TASK TO CARRY OUT:
Give back an exact copy of the lines from the start of the material through the line bearing "y2=alt.value(H - 1))". Include both ends and nothing else.

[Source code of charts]
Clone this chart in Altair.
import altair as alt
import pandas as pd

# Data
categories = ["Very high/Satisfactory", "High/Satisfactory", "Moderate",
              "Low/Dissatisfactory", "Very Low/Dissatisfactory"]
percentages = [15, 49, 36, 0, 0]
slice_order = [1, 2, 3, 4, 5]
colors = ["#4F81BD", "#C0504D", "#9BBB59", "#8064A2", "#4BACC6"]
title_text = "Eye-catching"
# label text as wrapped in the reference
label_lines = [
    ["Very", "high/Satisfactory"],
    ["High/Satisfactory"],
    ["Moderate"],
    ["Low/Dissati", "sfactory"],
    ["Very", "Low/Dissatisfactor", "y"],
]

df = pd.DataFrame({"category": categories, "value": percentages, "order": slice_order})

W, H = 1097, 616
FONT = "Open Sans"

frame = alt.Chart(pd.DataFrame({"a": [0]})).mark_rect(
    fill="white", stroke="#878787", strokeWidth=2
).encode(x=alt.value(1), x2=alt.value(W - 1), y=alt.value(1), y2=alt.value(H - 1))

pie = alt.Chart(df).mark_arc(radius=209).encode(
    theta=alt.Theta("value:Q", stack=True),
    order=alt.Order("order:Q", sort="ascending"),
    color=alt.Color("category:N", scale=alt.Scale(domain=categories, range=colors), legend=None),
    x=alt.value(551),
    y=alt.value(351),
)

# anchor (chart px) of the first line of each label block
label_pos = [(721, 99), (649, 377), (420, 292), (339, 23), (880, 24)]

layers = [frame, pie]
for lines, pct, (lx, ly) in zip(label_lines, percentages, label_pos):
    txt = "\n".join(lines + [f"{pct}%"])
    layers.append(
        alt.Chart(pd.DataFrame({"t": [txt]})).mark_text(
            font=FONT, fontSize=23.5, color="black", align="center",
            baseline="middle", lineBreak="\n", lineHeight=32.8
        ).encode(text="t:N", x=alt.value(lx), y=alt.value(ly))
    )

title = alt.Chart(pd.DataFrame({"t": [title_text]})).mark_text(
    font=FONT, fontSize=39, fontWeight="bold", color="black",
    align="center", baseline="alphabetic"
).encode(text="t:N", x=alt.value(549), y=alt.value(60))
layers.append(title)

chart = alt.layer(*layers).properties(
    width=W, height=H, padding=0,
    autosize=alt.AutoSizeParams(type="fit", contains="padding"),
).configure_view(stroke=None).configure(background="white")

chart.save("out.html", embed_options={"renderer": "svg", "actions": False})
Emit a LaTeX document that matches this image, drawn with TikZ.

FINISHED ANSWER:
Clone this chart in Altair.
import altair as alt
import pandas as pd

# Data
categories = ["Very high/Satisfactory", "High/Satisfactory", "Moderate",
              "Low/Dissatisfactory", "Very Low/Dissatisfactory"]
percentages = [15, 49, 36, 0, 0]
slice_order = [1, 2, 3, 4, 5]
colors = ["#4F81BD", "#C0504D", "#9BBB59", "#8064A2", "#4BACC6"]
title_text = "Eye-catching"
# label text as wrapped in the reference
label_lines = [
    ["Very", "high/Satisfactory"],
    ["High/Satisfactory"],
    ["Moderate"],
    ["Low/Dissati", "sfactory"],
    ["Very", "Low/Dissatisfactor", "y"],
]

df = pd.DataFrame({"category": categories, "value": percentages, "order": slice_order})

W, H = 1097, 616
FONT = "Open Sans"

frame = alt.Chart(pd.DataFrame({"a": [0]})).mark_rect(
    fill="white", stroke="#878787", strokeWidth=2
).encode(x=alt.value(1), x2=alt.value(W - 1), y=alt.value(1), y2=alt.value(H - 1))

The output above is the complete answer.